Not quite, but similar:
https://github.com/pryrt/nppStuff/blob/main/pythonScripts/useful/WhatUniChar.pyIt will update the status bar (until Notepad++'s next screen refresh) to show the codepoint of the single character at the typing caret. (It doesn’t do the whole selection, just a single character).
-
@PeterJones perfect + believe it or not, but once again I myself already downloaded exactly this script as the 2nd one expecting it should do something like that although I could not find a way how it operates, thinking it is not functioning or something (so luckily now I know that I have to look at the status bar and set the carret at the beggining instead of the end - one of the mistakes I was doing before you explained how it operates, haha - thank you!).
-
For future visitors of this thread, note that @PeterJones’s alternative suggestion of surrogate pairs does in fact work with HTML Tag, since version 1.4 at least:
Conversions are reversible, i.e., literal Unicode pasted from the Web with code points above
U+D800
will also be encoded as surrogates.You can convert to and from the commonly used
U+0000
format once you have configured the prefix in the settings:There is currently a hard limit of
U+DBFF
for convertible code points, and only the first 4 digits are read. So, for example,U+1D400
will become\u1D40 -> ᵀ
with the last0
remaining as is, as reported above.The official bug tracker is on GitHub.
-
This post is deleted! -
The free and open source software WinCompose is an option.
This program converts one of your keys (by default the right Alt key) into a Compose key, which you press and release, then enter a short mnemonic sequence to choose a character. For example, Right-Alt a " to generate ä or Right-Alt o c to generate ©.

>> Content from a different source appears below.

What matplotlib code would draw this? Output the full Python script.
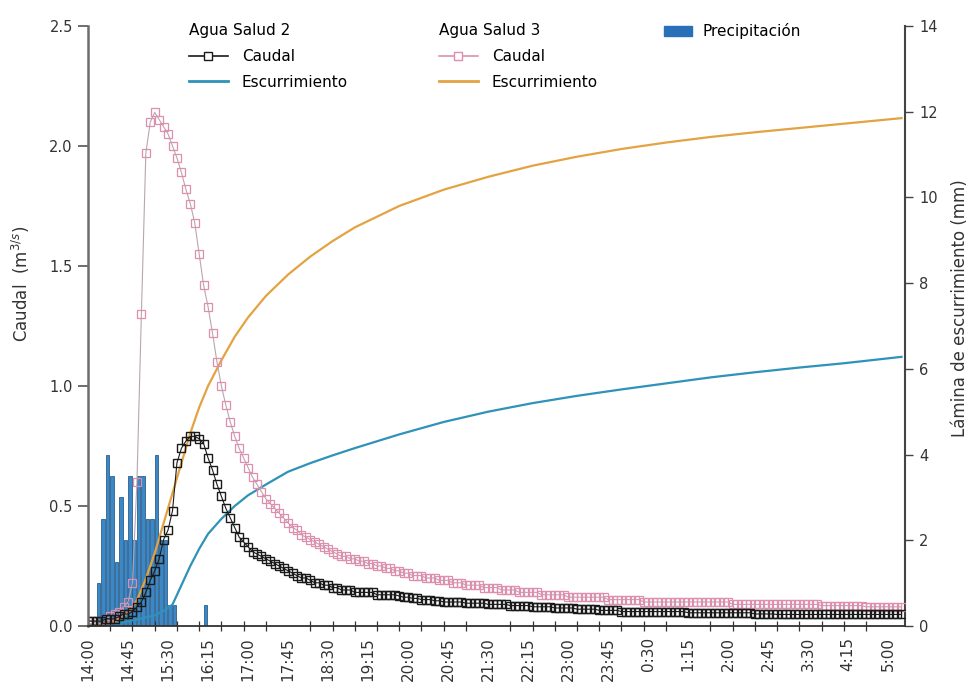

You can use Right-Alt u xxx Enter to generate a Unicode character. It works for the original poster’s example: Right-Alt u 1 d 4 0 0 Enter gives 𝐀.
I don’t use it on a regular basis, so I can’t comment on its stability; I used the portable version to write the text above, and also verified that it works in Notepad++.

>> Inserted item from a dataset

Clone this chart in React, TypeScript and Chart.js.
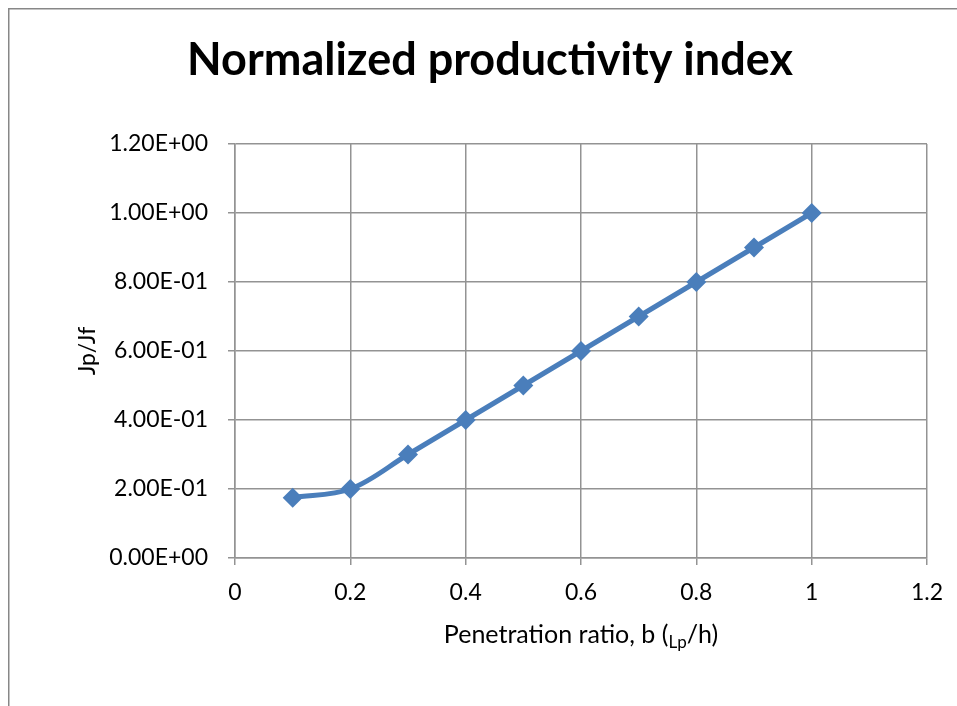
import React, { useEffect, useRef } from "react";
import { Chart, registerables } from "chart.js";

Chart.register(...registerables);

// Penetration ratio b (Lp/h) and normalized productivity index Jp/Jf
const penetrationRatio = [0.1, 0.2, 0.3, 0.4, 0.5, 0.6, 0.7, 0.8, 0.9, 1.0];
const jpOverJf = [0.175, 0.2, 0.3, 0.4, 0.5, 0.6, 0.7, 0.8, 0.9, 1.0];

const chartTitle = "Normalized productivity index";
const yAxisTitle = "Jp/Jf";
const xAxisTitleMain = "Penetration ratio, b (";
const xAxisTitleSub = "Lp";
const xAxisTitleEnd = "/h)";

const FONT = 'Lato, "Open Sans", "DejaVu Sans", sans-serif';
const LINE_COLOR = "#4a7ebb";
const GRID_COLOR = "#939393";

const CANVAS_W = 960;
const CANVAS_H = 698;

// Excel-style scientific notation: 1.20E+00, 8.00E-01
function sci(v: number): string {
  if (v === 0) return "0.00E+00";
  const exp = Math.floor(Math.log10(Math.abs(v)) + 1e-9);
  const mant = v / Math.pow(10, exp);
  const sign = exp < 0 ? "-" : "+";
  const e = String(Math.abs(exp)).padStart(2, "0");
  return mant.toFixed(2) + "E" + sign + e;
}

const decorations = {
  id: "decorations",
  beforeDraw(chart: Chart) {
    const ctx = chart.ctx;
    ctx.save();
    ctx.fillStyle = "#ffffff";
    ctx.fillRect(0, 0, chart.width, chart.height);
    ctx.restore();
  },
  afterDraw(chart: Chart) {
    const ctx = chart.ctx;
    const area = chart.chartArea;
    ctx.save();

    // outer frame (left and top edges visible)
    ctx.strokeStyle = "#878787";
    ctx.lineWidth = 1.5;
    ctx.beginPath();
    ctx.moveTo(0.75, chart.height);
    ctx.lineTo(0.75, 0.75);
    ctx.lineTo(chart.width, 0.75);
    ctx.stroke();

    ctx.fillStyle = "#000";

    // chart title
    ctx.font = `bold 45px ${FONT}`;
    ctx.textAlign = "center";
    ctx.textBaseline = "middle";
    ctx.fillText(chartTitle, 482, 52);

    // y axis title
    ctx.font = `23px ${FONT}`;
    ctx.save();
    ctx.translate(80, (area.top + area.bottom) / 2);
    ctx.rotate(-Math.PI / 2);
    ctx.textAlign = "center";
    ctx.textBaseline = "middle";
    ctx.fillText(yAxisTitle, 0, 0);
    ctx.restore();

    // x axis title with subscript
    const mainFont = `25px ${FONT}`;
    const subFont = `17px ${FONT}`;
    ctx.font = mainFont;
    const w1 = ctx.measureText(xAxisTitleMain).width;
    const w3 = ctx.measureText(xAxisTitleEnd).width;
    ctx.font = subFont;
    const w2 = ctx.measureText(xAxisTitleSub).width;
    const total = w1 + w2 + w3;
    const cx = (area.left + area.right) / 2;
    let x = cx - total / 2;
    const baseY = 635;
    ctx.textAlign = "left";
    ctx.textBaseline = "alphabetic";
    ctx.font = mainFont;
    ctx.fillText(xAxisTitleMain, x, baseY);
    x += w1;
    ctx.font = subFont;
    ctx.fillText(xAxisTitleSub, x, baseY + 5);
    x += w2;
    ctx.font = mainFont;
    ctx.fillText(xAxisTitleEnd, x, baseY);

    ctx.restore();
  },
};

export default function App() {
  const canvasRef = useRef<HTMLCanvasElement | null>(null);

  useEffect(() => {
    document.documentElement.style.overflow = "hidden";
    if (!canvasRef.current) return;
    const chart = new Chart(canvasRef.current, {
      type: "line",
      data: {
        datasets: [
          {
            data: penetrationRatio.map((b, i) => ({ x: b, y: jpOverJf[i] })),
            borderColor: LINE_COLOR,
            backgroundColor: LINE_COLOR,
            borderWidth: 5,
            tension: 0.35,
            pointStyle: "rectRot",
            pointRadius: 10,
            pointBorderWidth: 0,
            pointBackgroundColor: LINE_COLOR,
          },
        ],
      },
      options: {
        animation: false,
        responsive: false,
        layout: { padding: { left: 0, top: 136, right: CANVAS_W - 919, bottom: 0 } },
        plugins: {
          legend: { display: false },
          title: { display: false },
          tooltip: { enabled: false },
        },
        scales: {
          x: {
            type: "linear",
            min: 0,
            max: 1.2,
            ticks: {
              stepSize: 0.2,
              color: "#000",
              padding: 14,
              font: { family: FONT, size: 23 },
              maxRotation: 0,
              callback: (v: any) => String(Math.round(Number(v) * 10) / 10),
            },
            grid: { color: GRID_COLOR, lineWidth: 1.5, tickLength: 7 },
            border: { color: GRID_COLOR, width: 1.5 },
            afterFit(scale: any) {
              scale.height = 148;
            },
          },
          y: {
            type: "linear",
            min: 0,
            max: 1.2,
            ticks: {
              stepSize: 0.2,
              color: "#000",
              padding: 20,
              font: { family: FONT, size: 23 },
              callback: (v: any) => sci(Number(v)),
            },
            grid: { color: GRID_COLOR, lineWidth: 1.5, tickLength: 7 },
            border: { color: GRID_COLOR, width: 1.5 },
            afterFit(scale: any) {
              scale.width = 227;
            },
          },
        },
      },
      plugins: [decorations],
    });
    return () => chart.destroy();
  }, []);

  return (
    <div style={{ position: "fixed", left: 8, top: 8, width: CANVAS_W, height: CANVAS_H, overflow: "hidden" }}>
      <canvas ref={canvasRef} width={CANVAS_W} height={CANVAS_H} style={{ display: "block" }} />
    </div>
  );
}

(Note: I replaced my earlier version of this comment because I discovered the website for this software links to an out-of-date version. The GitHub version appears to be the most recent.)
-
FYI
The HTML Tag wiki now includes a more accurate description of its decoding limitations. Not sure yet if this can be improved while the source code is targeting the Free Pascal runtime, which tends to favour UTF-8 as being more compatible with the many different platforms it supports. Perhaps for the sake of legacy Delphi code, the
WideString
type is an exception:WideStrings consist of COM compatible UTF16 encoded bytes on Windows machines (UCS2 on Windows 2000), and they are encoded as plain UTF16 on Linux, Mac OS X and iOS.
The P.E. header of a recent plugin DLL shows “4.0” as the minimum required OS version, even older than Windows 2K, so it’s possible that Unicode text is actually encoded as UCS2 (!).
The orignal developer seems to have assumed that a signed 16-bit
SmallInt
would be enough for all potential code points. They’ve been stored as 32-bit unsigned integers for a long time now, so there’s really no excuse for not extending the logic to decompose ordinals north ofU+010000
into surrogate pairs and feeding them back into the decoder.